▸ TASK BRIEF:
Starting at the top of the listing, extract every line up to and including the one with "bar_ticks = list(range(0, 105, 5))". Pictures stay out of the copy.

▸ RECORDED DATA:

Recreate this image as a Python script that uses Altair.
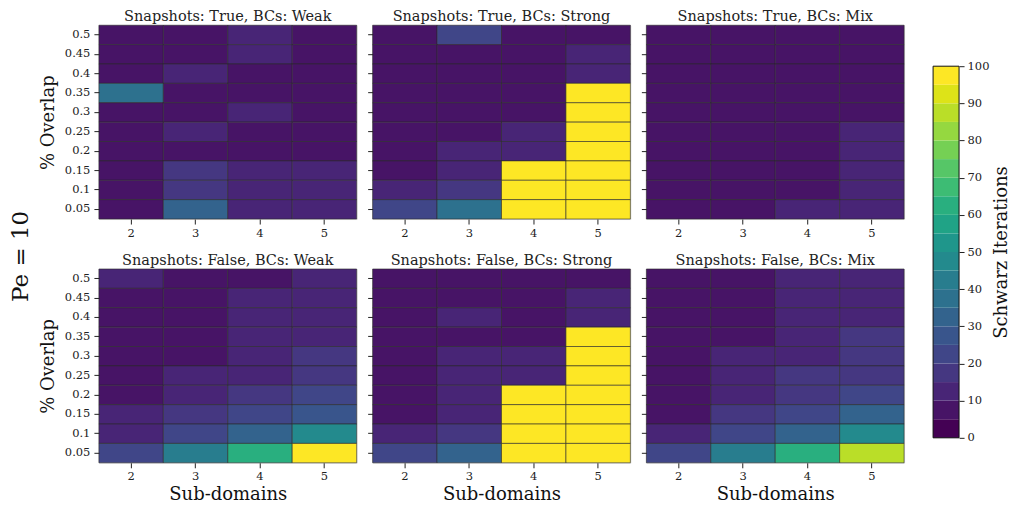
import altair as alt
import pandas as pd

FONT = "DejaVu Serif"

subdomains = ["2", "3", "4", "5"]
overlaps = ["0.5", "0.45", "0.4", "0.35", "0.3", "0.25", "0.2", "0.15", "0.1", "0.05"]
snapshot_flags = ["True", "False"]
bc_types = ["Weak", "Strong", "Mix"]

# rows follow `overlaps` (top -> bottom), columns follow `subdomains`
true_weak = [
    [7, 7, 13, 7],
    [7, 7, 13, 7],
    [7, 13, 7, 7],
    [35, 7, 7, 7],
    [7, 7, 13, 7],
    [7, 13, 7, 7],
    [7, 7, 7, 7],
    [7, 18, 13, 13],
    [7, 18, 13, 13],
    [7, 32, 13, 13],
]
true_strong = [
    [7, 22, 7, 7],
    [7, 7, 7, 13],
    [7, 7, 7, 13],
    [7, 7, 7, 100],
    [7, 7, 7, 100],
    [7, 7, 13, 100],
    [7, 13, 13, 100],
    [7, 13, 100, 100],
    [13, 18, 100, 100],
    [22, 35, 100, 100],
]
true_mix = [
    [7, 7, 7, 7],
    [7, 7, 7, 7],
    [7, 7, 7, 7],
    [7, 7, 7, 7],
    [7, 7, 7, 7],
    [7, 7, 7, 13],
    [7, 7, 7, 13],
    [7, 7, 7, 13],
    [7, 7, 7, 13],
    [7, 7, 13, 13],
]
false_weak = [
    [13, 7, 7, 13],
    [7, 7, 13, 13],
    [7, 7, 13, 13],
    [7, 7, 13, 13],
    [7, 7, 13, 18],
    [7, 13, 13, 18],
    [7, 13, 18, 22],
    [13, 18, 22, 27],
    [13, 22, 32, 49],
    [22, 42, 62, 100],
]
false_strong = [
    [7, 7, 7, 7],
    [7, 7, 7, 13],
    [7, 13, 7, 13],
    [7, 7, 7, 100],
    [7, 13, 13, 100],
    [7, 13, 13, 100],
    [7, 13, 100, 100],
    [7, 13, 100, 100],
    [13, 18, 100, 100],
    [22, 34, 100, 100],
]
false_mix = [
    [7, 7, 13, 13],
    [7, 7, 13, 13],
    [7, 7, 13, 13],
    [7, 7, 13, 18],
    [7, 13, 13, 18],
    [7, 13, 18, 18],
    [7, 13, 18, 22],
    [7, 18, 22, 32],
    [13, 22, 32, 49],
    [22, 44, 62, 87],
]

grids = {
    ("True", "Weak"): true_weak,
    ("True", "Strong"): true_strong,
    ("True", "Mix"): true_mix,
    ("False", "Weak"): false_weak,
    ("False", "Strong"): false_strong,
    ("False", "Mix"): false_mix,
}

# colorbar bin edges (0..100 in steps of 5)
bin_lo = list(range(0, 100, 5))
bin_hi = list(range(5, 105, 5))
bar_ticks = list(range(0, 105, 5))

viridis20 = [
    "#440154", "#471466", "#482576", "#453781", "#404688",
    "#39558c", "#33638d", "#2d718e", "#287d8e", "#238a8d",
    "#1f968b", "#20a386", "#29af7f", "#3dbc74", "#56c667",
    "#75d054", "#95d840", "#bade28", "#dde318", "#fde725",
]
color_scale = alt.Scale(type="quantize", domain=[0, 100], range=viridis20, nice=False)

W, H = 258, 194
LABEL_SIZE = 11.5
AXIS_TITLE_SIZE = 18


def panel(snap, bc, col_idx, row_idx):
    rows = []
    grid = grids[(snap, bc)]
    for i, ov in enumerate(overlaps):
        for j, sd in enumerate(subdomains):
            rows.append({"sub": sd, "overlap": ov, "iters": grid[i][j]})
    df = pd.DataFrame(rows)

    xaxis_kw = dict(labelAngle=0, labelFont=FONT, labelFontSize=LABEL_SIZE, labelColor="#222",
                    tickColor="#222", tickSize=5, labelPadding=3, domain=False, titleFont=FONT,
                    titleFontSize=AXIS_TITLE_SIZE, titleFontWeight="normal", titleColor="#111",
                    titlePadding=3)
    if row_idx == 1:
        xaxis_kw["title"] = "Sub-domains"
    else:
        xaxis_kw["title"] = ""
    yaxis_kw = dict(labelFont=FONT, labelFontSize=LABEL_SIZE, labelColor="#222",
                    tickColor="#222", tickSize=5, labelPadding=4, domain=False, titleFont=FONT,
                    titleFontSize=AXIS_TITLE_SIZE, titleFontWeight="normal", titleColor="#111",
                    titlePadding=7)
    if col_idx == 0:
        yaxis_kw["title"] = "% Overlap"
    else:
        yaxis_kw["title"] = ""
        yaxis_kw["labels"] = False

    return alt.Chart(df).mark_rect(stroke="#2a2a2a", strokeWidth=0.6).encode(
        x=alt.X("sub:O", sort=subdomains,
                scale=alt.Scale(paddingInner=0, paddingOuter=0),
                axis=alt.Axis(**xaxis_kw)),
        y=alt.Y("overlap:O", sort=overlaps,
                scale=alt.Scale(paddingInner=0, paddingOuter=0),
                axis=alt.Axis(**yaxis_kw)),
        color=alt.Color("iters:Q", scale=color_scale, legend=None),
    ).properties(
        width=W, height=H,
        title=alt.TitleParams(f"Snapshots: {snap}, BCs: {bc}", font=FONT, fontSize=14.5,
                              fontWeight="normal", color="#222", offset=0),
    )


rows_charts = []
for r, snap in enumerate(snapshot_flags):
    row = [panel(snap, bc, c, r) for c, bc in enumerate(bc_types)]
    rows_charts.append(alt.hconcat(*row, spacing=9))

grid_chart = alt.vconcat(*rows_charts, spacing=13).properties(
    title=alt.TitleParams("Pe = 10", orient="left", font=FONT, fontSize=23,
                          fontWeight="normal", color="#111", anchor="middle", offset=6)
)

cb_df = pd.DataFrame({"lo": bin_lo, "hi": bin_hi})
cb_df["mid"] = cb_df["lo"] + 2.5

# colorbar drawn in a frameless view; its y-scale range places the bar
CB_TOP, CB_BOTTOM, CB_H = 41, 413, 420
cb_y = alt.Scale(domain=[0, 100], nice=False, range=[CB_BOTTOM, CB_TOP])

cb_bins = alt.Chart(cb_df).mark_rect().encode(
    x=alt.value(0), x2=alt.value(26),
    y=alt.Y("lo:Q", scale=cb_y,
            axis=alt.Axis(orient="right", values=bar_ticks,
                          labelExpr="datum.value % 10 == 0 ? datum.label : ''",
                          labelFont=FONT, labelFontSize=LABEL_SIZE, labelColor="#222",
                          tickColor="#222", tickSize=5, labelPadding=3, domain=False, grid=False,
                          title="Schwarz Iterations", titleFont=FONT,
                          titleFontSize=AXIS_TITLE_SIZE,
                          titleFontWeight="normal", titleColor="#111", titleAngle=270,
                          titleBaseline="top", titlePadding=4,
                          titleY=(CB_TOP + CB_BOTTOM) / 2)),
    y2="hi:Q",
    color=alt.Color("mid:Q", scale=color_scale, legend=None),
)

cb_frame = alt.Chart(pd.DataFrame({"lo": [bin_lo[0]], "hi": [bin_hi[-1]]})).mark_rect(
    fill="transparent", stroke="#111", strokeWidth=1
).encode(
    x=alt.value(0), x2=alt.value(26),
    y=alt.Y("lo:Q", scale=cb_y),
    y2="hi:Q",
)

colorbar = alt.layer(cb_bins, cb_frame).properties(
    width=26, height=CB_H, view=alt.ViewConfig(stroke="transparent")
)

chart = alt.hconcat(grid_chart, colorbar, spacing=27).properties(
    padding={"top": 0, "left": 1, "right": 0, "bottom": 0}
).configure_view(
    stroke="#111", strokeWidth=1
).configure(background="white")

chart.save("out.html", embed_options={"renderer": "svg", "actions": False})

▸ THE SOLUTION:
Recreate this image as a Python script that uses Altair.
import altair as alt
import pandas as pd

FONT = "DejaVu Serif"

subdomains = ["2", "3", "4", "5"]
overlaps = ["0.5", "0.45", "0.4", "0.35", "0.3", "0.25", "0.2", "0.15", "0.1", "0.05"]
snapshot_flags = ["True", "False"]
bc_types = ["Weak", "Strong", "Mix"]

# rows follow `overlaps` (top -> bottom), columns follow `subdomains`
true_weak = [
    [7, 7, 13, 7],
    [7, 7, 13, 7],
    [7, 13, 7, 7],
    [35, 7, 7, 7],
    [7, 7, 13, 7],
    [7, 13, 7, 7],
    [7, 7, 7, 7],
    [7, 18, 13, 13],
    [7, 18, 13, 13],
    [7, 32, 13, 13],
]
true_strong = [
    [7, 22, 7, 7],
    [7, 7, 7, 13],
    [7, 7, 7, 13],
    [7, 7, 7, 100],
    [7, 7, 7, 100],
    [7, 7, 13, 100],
    [7, 13, 13, 100],
    [7, 13, 100, 100],
    [13, 18, 100, 100],
    [22, 35, 100, 100],
]
true_mix = [
    [7, 7, 7, 7],
    [7, 7, 7, 7],
    [7, 7, 7, 7],
    [7, 7, 7, 7],
    [7, 7, 7, 7],
    [7, 7, 7, 13],
    [7, 7, 7, 13],
    [7, 7, 7, 13],
    [7, 7, 7, 13],
    [7, 7, 13, 13],
]
false_weak = [
    [13, 7, 7, 13],
    [7, 7, 13, 13],
    [7, 7, 13, 13],
    [7, 7, 13, 13],
    [7, 7, 13, 18],
    [7, 13, 13, 18],
    [7, 13, 18, 22],
    [13, 18, 22, 27],
    [13, 22, 32, 49],
    [22, 42, 62, 100],
]
false_strong = [
    [7, 7, 7, 7],
    [7, 7, 7, 13],
    [7, 13, 7, 13],
    [7, 7, 7, 100],
    [7, 13, 13, 100],
    [7, 13, 13, 100],
    [7, 13, 100, 100],
    [7, 13, 100, 100],
    [13, 18, 100, 100],
    [22, 34, 100, 100],
]
false_mix = [
    [7, 7, 13, 13],
    [7, 7, 13, 13],
    [7, 7, 13, 13],
    [7, 7, 13, 18],
    [7, 13, 13, 18],
    [7, 13, 18, 18],
    [7, 13, 18, 22],
    [7, 18, 22, 32],
    [13, 22, 32, 49],
    [22, 44, 62, 87],
]

grids = {
    ("True", "Weak"): true_weak,
    ("True", "Strong"): true_strong,
    ("True", "Mix"): true_mix,
    ("False", "Weak"): false_weak,
    ("False", "Strong"): false_strong,
    ("False", "Mix"): false_mix,
}

# colorbar bin edges (0..100 in steps of 5)
bin_lo = list(range(0, 100, 5))
bin_hi = list(range(5, 105, 5))
bar_ticks = list(range(0, 105, 5))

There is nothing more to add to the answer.